▶ **Exercise requirements**:
Quote every line below exactly as it reads.

=-=-=

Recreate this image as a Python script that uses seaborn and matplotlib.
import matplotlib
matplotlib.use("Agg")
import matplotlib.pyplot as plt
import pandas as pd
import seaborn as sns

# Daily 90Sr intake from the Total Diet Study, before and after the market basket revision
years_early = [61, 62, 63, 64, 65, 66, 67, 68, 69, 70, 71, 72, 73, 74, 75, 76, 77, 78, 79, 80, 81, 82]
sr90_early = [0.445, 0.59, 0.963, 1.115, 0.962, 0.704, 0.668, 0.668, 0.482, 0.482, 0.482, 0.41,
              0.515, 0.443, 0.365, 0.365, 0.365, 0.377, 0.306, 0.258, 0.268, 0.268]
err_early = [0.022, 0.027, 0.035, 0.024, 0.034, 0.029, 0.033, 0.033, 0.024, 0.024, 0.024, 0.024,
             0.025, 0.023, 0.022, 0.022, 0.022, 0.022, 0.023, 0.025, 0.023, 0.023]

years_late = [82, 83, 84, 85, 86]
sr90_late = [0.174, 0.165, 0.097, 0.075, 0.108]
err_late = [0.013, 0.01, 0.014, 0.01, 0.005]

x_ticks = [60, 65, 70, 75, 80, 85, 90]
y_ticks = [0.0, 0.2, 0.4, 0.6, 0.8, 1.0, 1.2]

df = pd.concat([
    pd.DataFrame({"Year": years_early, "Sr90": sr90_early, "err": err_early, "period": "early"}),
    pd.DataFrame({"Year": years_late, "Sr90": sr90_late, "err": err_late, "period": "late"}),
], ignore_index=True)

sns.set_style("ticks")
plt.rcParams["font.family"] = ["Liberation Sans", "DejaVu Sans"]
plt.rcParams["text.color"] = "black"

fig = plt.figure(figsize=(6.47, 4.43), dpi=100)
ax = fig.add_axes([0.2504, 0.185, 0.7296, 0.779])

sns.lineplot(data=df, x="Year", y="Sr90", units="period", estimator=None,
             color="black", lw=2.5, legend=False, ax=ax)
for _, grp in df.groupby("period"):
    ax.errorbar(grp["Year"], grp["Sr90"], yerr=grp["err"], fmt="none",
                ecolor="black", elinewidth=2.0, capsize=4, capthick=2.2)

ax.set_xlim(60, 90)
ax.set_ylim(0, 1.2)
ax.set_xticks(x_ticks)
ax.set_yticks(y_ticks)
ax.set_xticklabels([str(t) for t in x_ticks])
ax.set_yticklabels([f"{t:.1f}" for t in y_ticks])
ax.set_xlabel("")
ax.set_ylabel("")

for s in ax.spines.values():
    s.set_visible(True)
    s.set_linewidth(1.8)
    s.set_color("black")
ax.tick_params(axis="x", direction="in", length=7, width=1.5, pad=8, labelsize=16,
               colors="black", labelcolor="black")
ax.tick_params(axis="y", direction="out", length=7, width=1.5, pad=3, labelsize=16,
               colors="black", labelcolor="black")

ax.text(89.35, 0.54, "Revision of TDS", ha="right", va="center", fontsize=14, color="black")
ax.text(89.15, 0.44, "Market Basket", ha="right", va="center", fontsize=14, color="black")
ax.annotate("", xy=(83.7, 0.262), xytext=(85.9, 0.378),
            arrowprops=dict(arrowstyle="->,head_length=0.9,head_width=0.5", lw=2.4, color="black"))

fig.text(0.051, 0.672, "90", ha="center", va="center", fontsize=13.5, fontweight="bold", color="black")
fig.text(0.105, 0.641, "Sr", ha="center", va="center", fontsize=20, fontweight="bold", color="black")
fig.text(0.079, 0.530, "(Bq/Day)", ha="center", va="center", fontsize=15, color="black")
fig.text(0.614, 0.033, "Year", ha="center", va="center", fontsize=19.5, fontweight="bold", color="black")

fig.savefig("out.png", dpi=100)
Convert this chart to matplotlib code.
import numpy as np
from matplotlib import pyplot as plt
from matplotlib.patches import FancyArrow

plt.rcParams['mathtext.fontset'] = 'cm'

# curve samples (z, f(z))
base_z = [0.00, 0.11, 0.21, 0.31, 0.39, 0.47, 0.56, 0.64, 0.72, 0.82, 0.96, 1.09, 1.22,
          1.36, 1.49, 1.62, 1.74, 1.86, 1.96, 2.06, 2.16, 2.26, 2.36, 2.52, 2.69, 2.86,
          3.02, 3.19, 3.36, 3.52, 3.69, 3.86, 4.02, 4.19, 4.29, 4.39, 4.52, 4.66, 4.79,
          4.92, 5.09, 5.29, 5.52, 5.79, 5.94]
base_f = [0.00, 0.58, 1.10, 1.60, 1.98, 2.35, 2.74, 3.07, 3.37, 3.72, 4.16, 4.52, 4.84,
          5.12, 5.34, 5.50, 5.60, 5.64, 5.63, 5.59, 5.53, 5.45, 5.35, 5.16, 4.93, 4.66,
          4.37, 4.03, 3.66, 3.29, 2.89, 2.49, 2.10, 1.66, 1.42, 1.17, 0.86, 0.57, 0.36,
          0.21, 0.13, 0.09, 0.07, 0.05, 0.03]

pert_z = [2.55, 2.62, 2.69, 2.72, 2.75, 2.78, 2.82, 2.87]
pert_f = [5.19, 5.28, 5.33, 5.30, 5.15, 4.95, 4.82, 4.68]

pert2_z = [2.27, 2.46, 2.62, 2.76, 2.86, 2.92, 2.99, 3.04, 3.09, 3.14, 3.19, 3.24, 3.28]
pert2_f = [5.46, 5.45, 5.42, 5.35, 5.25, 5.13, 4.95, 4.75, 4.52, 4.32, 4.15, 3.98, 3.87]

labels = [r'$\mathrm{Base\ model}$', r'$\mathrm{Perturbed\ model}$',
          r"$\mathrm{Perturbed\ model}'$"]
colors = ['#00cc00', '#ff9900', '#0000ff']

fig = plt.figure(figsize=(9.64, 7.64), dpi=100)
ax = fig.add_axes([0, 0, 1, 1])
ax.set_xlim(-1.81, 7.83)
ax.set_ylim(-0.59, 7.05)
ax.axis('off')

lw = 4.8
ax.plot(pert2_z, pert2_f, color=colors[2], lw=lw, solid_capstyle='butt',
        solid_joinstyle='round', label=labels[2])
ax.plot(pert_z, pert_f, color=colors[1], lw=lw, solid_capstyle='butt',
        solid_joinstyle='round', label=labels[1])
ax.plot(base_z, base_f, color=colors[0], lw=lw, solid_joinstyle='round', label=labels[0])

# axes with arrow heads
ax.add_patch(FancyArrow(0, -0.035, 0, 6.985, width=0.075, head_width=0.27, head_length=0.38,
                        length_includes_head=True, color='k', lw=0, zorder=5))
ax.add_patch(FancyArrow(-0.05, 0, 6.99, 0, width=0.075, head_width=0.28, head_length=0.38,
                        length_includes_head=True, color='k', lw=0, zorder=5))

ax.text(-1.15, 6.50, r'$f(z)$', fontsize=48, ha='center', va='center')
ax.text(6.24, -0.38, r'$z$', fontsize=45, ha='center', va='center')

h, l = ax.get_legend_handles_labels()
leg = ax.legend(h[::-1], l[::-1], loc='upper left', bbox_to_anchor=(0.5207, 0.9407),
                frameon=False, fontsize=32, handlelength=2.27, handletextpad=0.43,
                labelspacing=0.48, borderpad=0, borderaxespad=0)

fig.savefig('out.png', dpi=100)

=-=-=

▶ **Complete answer**:
Recreate this image as a Python script that uses seaborn and matplotlib.
import matplotlib
matplotlib.use("Agg")
import matplotlib.pyplot as plt
import pandas as pd
import seaborn as sns

# Daily 90Sr intake from the Total Diet Study, before and after the market basket revision
years_early = [61, 62, 63, 64, 65, 66, 67, 68, 69, 70, 71, 72, 73, 74, 75, 76, 77, 78, 79, 80, 81, 82]
sr90_early = [0.445, 0.59, 0.963, 1.115, 0.962, 0.704, 0.668, 0.668, 0.482, 0.482, 0.482, 0.41,
              0.515, 0.443, 0.365, 0.365, 0.365, 0.377, 0.306, 0.258, 0.268, 0.268]
err_early = [0.022, 0.027, 0.035, 0.024, 0.034, 0.029, 0.033, 0.033, 0.024, 0.024, 0.024, 0.024,
             0.025, 0.023, 0.022, 0.022, 0.022, 0.022, 0.023, 0.025, 0.023, 0.023]

years_late = [82, 83, 84, 85, 86]
sr90_late = [0.174, 0.165, 0.097, 0.075, 0.108]
err_late = [0.013, 0.01, 0.014, 0.01, 0.005]

x_ticks = [60, 65, 70, 75, 80, 85, 90]
y_ticks = [0.0, 0.2, 0.4, 0.6, 0.8, 1.0, 1.2]

df = pd.concat([
    pd.DataFrame({"Year": years_early, "Sr90": sr90_early, "err": err_early, "period": "early"}),
    pd.DataFrame({"Year": years_late, "Sr90": sr90_late, "err": err_late, "period": "late"}),
], ignore_index=True)

sns.set_style("ticks")
plt.rcParams["font.family"] = ["Liberation Sans", "DejaVu Sans"]
plt.rcParams["text.color"] = "black"

fig = plt.figure(figsize=(6.47, 4.43), dpi=100)
ax = fig.add_axes([0.2504, 0.185, 0.7296, 0.779])

sns.lineplot(data=df, x="Year", y="Sr90", units="period", estimator=None,
             color="black", lw=2.5, legend=False, ax=ax)
for _, grp in df.groupby("period"):
    ax.errorbar(grp["Year"], grp["Sr90"], yerr=grp["err"], fmt="none",
                ecolor="black", elinewidth=2.0, capsize=4, capthick=2.2)

ax.set_xlim(60, 90)
ax.set_ylim(0, 1.2)
ax.set_xticks(x_ticks)
ax.set_yticks(y_ticks)
ax.set_xticklabels([str(t) for t in x_ticks])
ax.set_yticklabels([f"{t:.1f}" for t in y_ticks])
ax.set_xlabel("")
ax.set_ylabel("")

for s in ax.spines.values():
    s.set_visible(True)
    s.set_linewidth(1.8)
    s.set_color("black")
ax.tick_params(axis="x", direction="in", length=7, width=1.5, pad=8, labelsize=16,
               colors="black", labelcolor="black")
ax.tick_params(axis="y", direction="out", length=7, width=1.5, pad=3, labelsize=16,
               colors="black", labelcolor="black")

ax.text(89.35, 0.54, "Revision of TDS", ha="right", va="center", fontsize=14, color="black")
ax.text(89.15, 0.44, "Market Basket", ha="right", va="center", fontsize=14, color="black")
ax.annotate("", xy=(83.7, 0.262), xytext=(85.9, 0.378),
            arrowprops=dict(arrowstyle="->,head_length=0.9,head_width=0.5", lw=2.4, color="black"))

fig.text(0.051, 0.672, "90", ha="center", va="center", fontsize=13.5, fontweight="bold", color="black")
fig.text(0.105, 0.641, "Sr", ha="center", va="center", fontsize=20, fontweight="bold", color="black")
fig.text(0.079, 0.530, "(Bq/Day)", ha="center", va="center", fontsize=15, color="black")
fig.text(0.614, 0.033, "Year", ha="center", va="center", fontsize=19.5, fontweight="bold", color="black")

fig.savefig("out.png", dpi=100)
Convert this chart to matplotlib code.
import numpy as np
from matplotlib import pyplot as plt
from matplotlib.patches import FancyArrow

plt.rcParams['mathtext.fontset'] = 'cm'

# curve samples (z, f(z))
base_z = [0.00, 0.11, 0.21, 0.31, 0.39, 0.47, 0.56, 0.64, 0.72, 0.82, 0.96, 1.09, 1.22,
          1.36, 1.49, 1.62, 1.74, 1.86, 1.96, 2.06, 2.16, 2.26, 2.36, 2.52, 2.69, 2.86,
          3.02, 3.19, 3.36, 3.52, 3.69, 3.86, 4.02, 4.19, 4.29, 4.39, 4.52, 4.66, 4.79,
          4.92, 5.09, 5.29, 5.52, 5.79, 5.94]
base_f = [0.00, 0.58, 1.10, 1.60, 1.98, 2.35, 2.74, 3.07, 3.37, 3.72, 4.16, 4.52, 4.84,
          5.12, 5.34, 5.50, 5.60, 5.64, 5.63, 5.59, 5.53, 5.45, 5.35, 5.16, 4.93, 4.66,
          4.37, 4.03, 3.66, 3.29, 2.89, 2.49, 2.10, 1.66, 1.42, 1.17, 0.86, 0.57, 0.36,
          0.21, 0.13, 0.09, 0.07, 0.05, 0.03]

pert_z = [2.55, 2.62, 2.69, 2.72, 2.75, 2.78, 2.82, 2.87]
pert_f = [5.19, 5.28, 5.33, 5.30, 5.15, 4.95, 4.82, 4.68]

pert2_z = [2.27, 2.46, 2.62, 2.76, 2.86, 2.92, 2.99, 3.04, 3.09, 3.14, 3.19, 3.24, 3.28]
pert2_f = [5.46, 5.45, 5.42, 5.35, 5.25, 5.13, 4.95, 4.75, 4.52, 4.32, 4.15, 3.98, 3.87]

labels = [r'$\mathrm{Base\ model}$', r'$\mathrm{Perturbed\ model}$',
          r"$\mathrm{Perturbed\ model}'$"]
colors = ['#00cc00', '#ff9900', '#0000ff']

fig = plt.figure(figsize=(9.64, 7.64), dpi=100)
ax = fig.add_axes([0, 0, 1, 1])
ax.set_xlim(-1.81, 7.83)
ax.set_ylim(-0.59, 7.05)
ax.axis('off')

lw = 4.8
ax.plot(pert2_z, pert2_f, color=colors[2], lw=lw, solid_capstyle='butt',
        solid_joinstyle='round', label=labels[2])
ax.plot(pert_z, pert_f, color=colors[1], lw=lw, solid_capstyle='butt',
        solid_joinstyle='round', label=labels[1])
ax.plot(base_z, base_f, color=colors[0], lw=lw, solid_joinstyle='round', label=labels[0])

# axes with arrow heads
ax.add_patch(FancyArrow(0, -0.035, 0, 6.985, width=0.075, head_width=0.27, head_length=0.38,
                        length_includes_head=True, color='k', lw=0, zorder=5))
ax.add_patch(FancyArrow(-0.05, 0, 6.99, 0, width=0.075, head_width=0.28, head_length=0.38,
                        length_includes_head=True, color='k', lw=0, zorder=5))

ax.text(-1.15, 6.50, r'$f(z)$', fontsize=48, ha='center', va='center')
ax.text(6.24, -0.38, r'$z$', fontsize=45, ha='center', va='center')

h, l = ax.get_legend_handles_labels()
leg = ax.legend(h[::-1], l[::-1], loc='upper left', bbox_to_anchor=(0.5207, 0.9407),
                frameon=False, fontsize=32, handlelength=2.27, handletextpad=0.43,
                labelspacing=0.48, borderpad=0, borderaxespad=0)

fig.savefig('out.png', dpi=100)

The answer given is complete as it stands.